For the Olive Oil Béchamel Sauce:
- 2 cups whole milk (or skimmed for lower animal fat content)
- 1.4 fl oz Medium Intensity Extra Virgin Olive Oil
- 1.8 oz all-purpose flour
- Salt
- Nutmeg



For the meat ragù sauce
1. Begin by washing and peeling the carrots, then cut them into sticks. Wash the celery and remove the tougher fibers, then slice the stalks. Lastly, peel and chop the onion.
2. Place all the prepared vegetables in a food processor along with garlic and dried parsley. Pulse for a few seconds to achieve a coarse mixture.
3. In a large, deep pan, pour a generous amount of Basil Infused Olive Oil, then add the minced vegetable mixture. Sauté over medium heat for about 15 minutes until the vegetables are soft and slightly golden.
4. Add all the ground beef to the pan, stirring occasionally, and cook until the meat changes color and browns evenly, approximately 25 minutes.
5. Deglaze the pan with white wine and allow the alcohol to evaporate. Then, add the diluted tomato concentrate and tomato passata. Mix thoroughly.
6. Let the ragù simmer on low heat for about one and a half hours, adjusting the salt and pepper to your taste. Stir occasionally to prevent sticking.

Olive Oil Béchamel Sauce:
7. In a saucepan, combine Medium Intensity Extra Virgin Olive Oil and flour, stirring well, and cook over low heat. As soon as it becomes a creamy mixture, add a pinch of salt, a little milk, and a generous grating of nutmeg. Stir well to prevent lumps from forming.
8. Continue adding the milk gradually, stirring constantly. After adding all the milk, cook while stirring until the béchamel sauce becomes thick and uniform.

Assembly and Cooking:
9. Grease a rectangular baking dish suitable for lasagna. Start with a layer of lasagna sheets and immediately pour the hot olive oil béchamel over them.
10. Add a layer of meat ragù on top of the pasta, then sprinkle with grated Parmigiano Reggiano cheese. Repeat these layers, alternating pasta, béchamel, ragù, and cheese until all ingredients are used. Make sure the top layer is abundant with ragù and cheese.
11. Bake the lasagna at 180°C (350°F) for approximately 40 minutes. In the last 5-10 minutes, switch the oven to the broil function to achieve a golden, crispy top.
12. Once the lasagna is cooked and beautifully golden on top, remove it from the oven and allow it to cool for a few minutes before slicing.
13. Serve the classic and flavorful basil infused extra virgin olive oil Italian lasagna, ready to be enjoyed to the fullest.

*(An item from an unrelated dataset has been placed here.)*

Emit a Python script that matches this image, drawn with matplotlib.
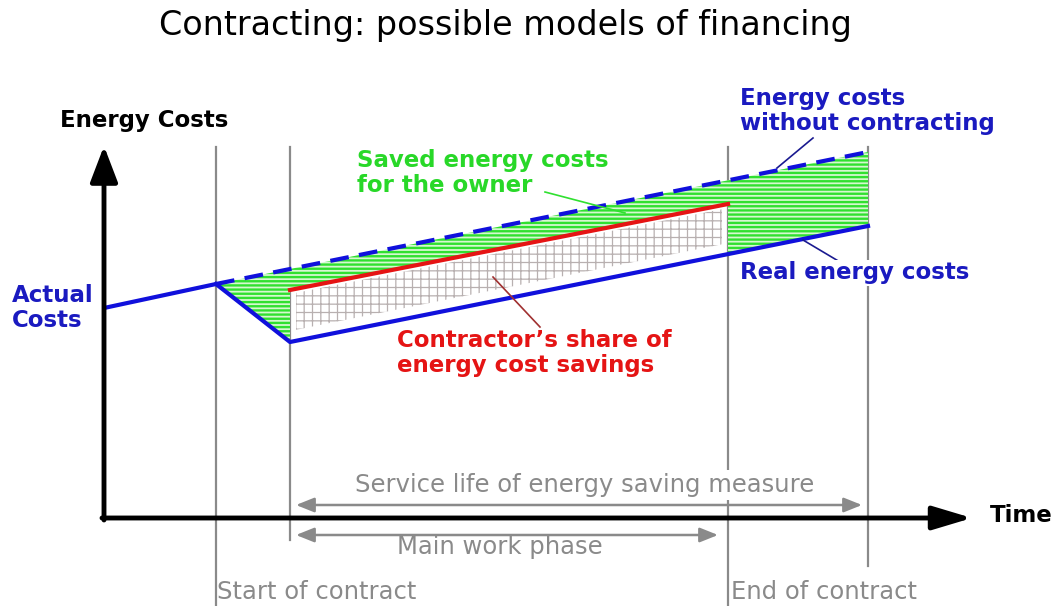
import numpy as np
import matplotlib
matplotlib.use("Agg")
import matplotlib.pyplot as plt

# Diagram drawn in picture coordinates: x = time, y = cost (downwards)
ORIGIN_T, ORIGIN_C = 104, 518
AXIS_T_END, AXIS_C_END = 972, 146

# Vertical phase markers: start of contract, start of savings, end of contract, end of service life
phase_t = [216, 290, 728, 868]
phase_bottom = [606, 540, 606, 566]
phase_top = 147

# Energy costs without contracting (solid up to start, dashed afterwards)
without_t = [104, 216, 868]
without_c = [308, 284, 152]

# Real energy costs
real_t = [216, 290, 868]
real_c = [284, 342, 226]

# Contractor's share boundary
share_t = [290, 728]
share_c = [290, 204]

BLUE = "#1010dc"
BLUE_TXT = "#1a1ac0"
RED = "#e51414"
GREEN = "#30e030"
GREEN_BG = "#d6f8d0"
GRAY = "#8a8a8a"


def without(t):
    return np.interp(t, without_t, without_c)


def real(t):
    return np.interp(t, real_t, real_c)


def share(t):
    return np.interp(t, share_t, share_c)


fig = plt.figure(figsize=(10.57, 6.06), dpi=100)
ax = fig.add_axes([0, 0, 1, 1])
ax.set_xlim(0, 1057)
ax.set_ylim(606, 0)
ax.axis("off")

# phase markers
for t, b in zip(phase_t, phase_bottom):
    ax.plot([t, t], [phase_top, b], color=GRAY, lw=1.6, zorder=1)

# saved energy costs for the owner (green hatch)
with plt.rc_context({"hatch.linewidth": 1.7}):
    t1 = np.linspace(phase_t[0], phase_t[1], 50)
    t2 = np.linspace(phase_t[1], phase_t[2], 100)
    t3 = np.linspace(phase_t[2], phase_t[3], 50)
    for tt, bottom in [(t1, real(t1)), (t2, share(t2)), (t3, real(t3))]:
        ax.fill_between(tt, without(tt), bottom, facecolor=GREEN_BG,
                        edgecolor=GREEN, hatch="----", lw=0, zorder=2)

# contractor's share (grey grid)
with plt.rc_context({"hatch.linewidth": 0.9}):
    tg = np.linspace(phase_t[1] + 6, phase_t[2] - 6, 100)
    ax.fill_between(tg, share(tg) + 4, real(tg) - 11, facecolor="white",
                    edgecolor="#b8b0b0", hatch="++", lw=0, zorder=2)

# cost lines
ax.plot(without_t[:2], without_c[:2], color=BLUE, lw=3, zorder=4,
        solid_capstyle="butt")
ax.plot(without_t[1:], without_c[1:], color=BLUE, lw=3, zorder=4,
        dashes=(4.5, 2.5))
ax.plot(real_t, real_c, color=BLUE, lw=3, zorder=4)
ax.plot(share_t, share_c, color=RED, lw=3, zorder=4)

# axes arrows
ax.annotate("", xy=(ORIGIN_T, AXIS_C_END), xytext=(ORIGIN_T, ORIGIN_C + 2),
            arrowprops=dict(arrowstyle="-|>,head_length=1.1,head_width=0.42",
                            color="black", lw=3.5, mutation_scale=20,
                            shrinkA=0, shrinkB=0), zorder=5)
ax.annotate("", xy=(AXIS_T_END, ORIGIN_C), xytext=(ORIGIN_T - 2, ORIGIN_C),
            arrowprops=dict(arrowstyle="-|>,head_length=1.2,head_width=0.36",
                            color="black", lw=3.5, mutation_scale=20,
                            shrinkA=0, shrinkB=0), zorder=5)

# period arrows
ax.annotate("", xy=(phase_t[1] + 6, 505), xytext=(phase_t[3] - 6, 505),
            arrowprops=dict(arrowstyle="<|-|>,head_length=0.55,head_width=0.22",
                            color=GRAY, lw=1.8, mutation_scale=20,
                            shrinkA=0, shrinkB=0), zorder=3)
ax.annotate("", xy=(phase_t[1] + 6, 535), xytext=(phase_t[2] - 10, 535),
            arrowprops=dict(arrowstyle="<|-|>,head_length=0.55,head_width=0.22",
                            color=GRAY, lw=1.8, mutation_scale=20,
                            shrinkA=0, shrinkB=0), zorder=3)

# leader lines
ax.plot([813, 777], [138, 168], color="#1a1a90", lw=1.2, zorder=5)
ax.plot([840, 803], [262, 240], color="#1a1a90", lw=1.2, zorder=5)
ax.plot([545, 625], [192, 213], color=GREEN, lw=1.2, zorder=5)
ax.plot([493, 540], [277, 327], color="#a03030", lw=1.2, zorder=5)

# texts
ax.text(505, 25, "Contracting: possible models of financing", ha="center",
        va="center", fontsize=24, family="DejaVu Sans", color="black")

bold = dict(family="DejaVu Sans", weight="bold", fontsize=16.5, va="center",
            linespacing=1.12)
ax.text(60, 121, "Energy Costs", color="black", **bold)
ax.text(990, 516, "Time", color="black", **bold)
ax.text(12, 308, "Actual\nCosts", color=BLUE_TXT, **bold)
ax.text(740, 111, "Energy costs\nwithout contracting", color=BLUE_TXT, **bold)
ax.text(740, 273, "Real energy costs", color=BLUE_TXT, zorder=6,
        bbox=dict(facecolor="white", edgecolor="none", pad=1), **bold)
ax.text(357, 173, "Saved energy costs\nfor the owner", color="#28d828", **bold)
ax.text(397, 353, "Contractor\u2019s share of\nenergy cost savings", color=RED,
        **bold)

plain = dict(family="DejaVu Sans", fontsize=17.5, color=GRAY, va="center")
ax.text(585, 485, "Service life of energy saving measure", ha="center",
        zorder=6, bbox=dict(facecolor="white", edgecolor="none", pad=2),
        **plain)
ax.text(500, 547, "Main work phase", ha="center", **plain)
ax.text(217, 592, "Start of contract", ha="left", **plain)
ax.text(731, 592, "End of contract", ha="left", **plain)

fig.savefig("out.png", dpi=100)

This basil-infused olive oil version pays homage to the traditional Italian recipes for lasagna while adding a delightful twist of aromatic basil from the heart of Puglia, Italy. Enjoy this comforting and delectable dish, a true Italian masterpiece, which has been a cherished tradition in our family for generations. Buon appetito!